Allein mit dem Wegfall der Neupatientenregelung – die erst 2019 eingeführt worden war, um Patienten einen schnelleren Facharzttermin zu ermöglichen – würden deutschlandweit jetzt der ambulanten Versorgung 400 Millionen Euro jährlich entzogen, so die KVT. „Zwischen Ende 2019 und Ende 2021 ist die Zahl der Neupatienten in den Thüringer Praxen um 18 Prozent gestiegen“, verweist die KVT auf die umgesetzten Anreize, wonach die Praxen investiert und ihr Personal aufgestockt hätten. Jetzt müssten sich die Praxen wieder neu organisieren und Personalressourcen reduzieren.
„Der Anreiz für zusätzliche Kapazitäten wurde im Keim erstickt“, ärgert sich KVT-Sprecher Matthias Streit. „Dies wird nun bei der Terminvergabe an Patienten spürbar. Eine ambulante ärztliche Praxis ist
letztlich ein kleines bis mittelständisches Unternehmen mit Personalverantwortung. Miete, Gehälter und Investitionen können nur dann gezahlt werden, wenn es einen langfristigen wirtschaftlich positiven Ausblick gibt.“
Millionenschwerer Fehlbetrag
Die genaue Höhe der finanziellen Einbußen zeige sich erst mit der Abrechnung des ersten Quartals 2023. „Wir rechnen für alle unsere Mitglieder aber mit einem ein- bis zweistelligen Millionenbetrag, der ihnen fehlen wird“, verdeutlicht Matthias Streit den Ernst der Lage. Laut KVT zeige die Bundespolitik keinerlei Anerkennung für die ambulante Versorgung. „Während für Krankenhäuser Hilfspakete über sechs Milliarden Euro geschnürt werden, um sie aufgrund ihrer medizinischen Bedeutung in Zeiten der Energiekrise zu stützen, und zwar durchaus zurecht, bleiben die Praxen der Ärztinnen und Ärzte, Psychotherapeutinnen und Psychotherapeuten davon unbedacht“, wird auf die Kostenfolge aufgrund steigender Energiepreise verwiesen. Wenigstens Praxen mit besonders energieintensiven Leistungen, wie Radiologen, Strahlentherapeuten und Nephrologen
(Dialyse) sollen einen Ausgleich für die hohen Stromkosten erhalten, wenn diese den Referenzpreis von 29 Cent pro Kilowattstunde überschreiten. „Diese Regelung greift für das Jahr 2023“, erklärt die KVT.

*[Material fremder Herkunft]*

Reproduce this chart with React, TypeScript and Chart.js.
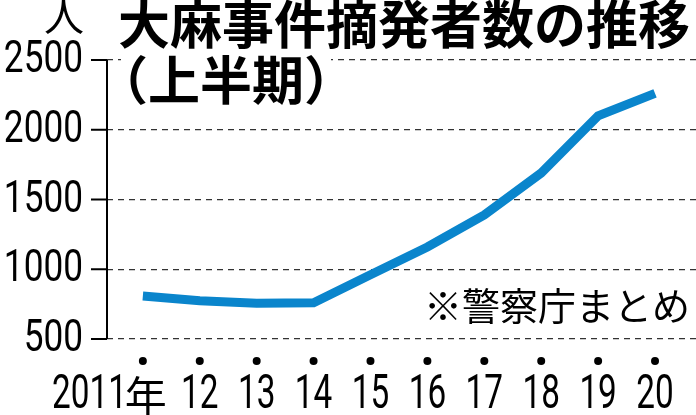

„Zudem haben Arzt- und psychotherapeutische Praxen sowie Medizinische Versorgungszentren, die infolge der im Jahr 2023 eingetretenen Energiepreissteigerungen von Zahlungsunfähigkeit oder Überschuldung bedroht sind, Anspruch auf Finanzhilfen über das Thüringer Existenzsicherungsprogramm, dessen Antragstellung jedoch sehr bürokratisch ausfällt“, erklärt die KVT zur Frage nach staatlicher Unterstützung. „Darüber hinaus fallen Arztpraxen unter kleine und mittelständische Unternehmen, die über das Entlastungspaket der Strompreisbremse auf Bundesebene umfasst sind.“
Um ein Gespür für die Kostenbelastungen der Ärzte und Psychotherapeuten in Thüringen aufgrund der Energiepreisentwicklung zu bekommen, hatte die KVT im Juli vorigen Jahres eine Blitzumfrage durchgeführt, an der sich jedes zehnte Mitglied beteiligt habe. „Das Ergebnis fiel eindeutig aus“, fasst es Matthias
Streit zusammen. Sechs von zehn Befragten (63 Prozent) gaben demnach an, die Kostensteigerungen bereits deutlich zu spüren. Weitere 29 Prozent berichteten von moderaten Preissteigerungen über bislang erwarteten Niveaus. Acht Prozent spürten Preissteigerungen in einem für sie erwartbaren Rahmen. Nur drei Teilnehmer erklärten, keine Preissteigerungen zu spüren.
Kein Anreiz für Niederlassung
„Die Erhöhung der Vergütung ärztlicher Leistungen um zwei Prozent für das Jahr 2023 reicht nicht ansatzweise aus, um die Teuerung auszugleichen“, verdeutlicht Matthias Streit den Ernst der Lage. „Darüber hinaus haben die Kassen schon im vergangenen Jahr angekündigt, in den kommenden beiden Jahren Nullrunden zu fordern – ein Affront an die Ärzte- und Psychotherapeutenschaft.“Für ältere Kollegen sinke der Anreiz, länger als nötig Praxen zu betreiben. Nicht zuletzt werde der Nachwuchs abgeschreckt, das finanzielle Wagnis einer selbstständigen Niederlassung einzugehen.
So droht momentan tatsächlich in manchen Praxen das Licht für immer auszugehen.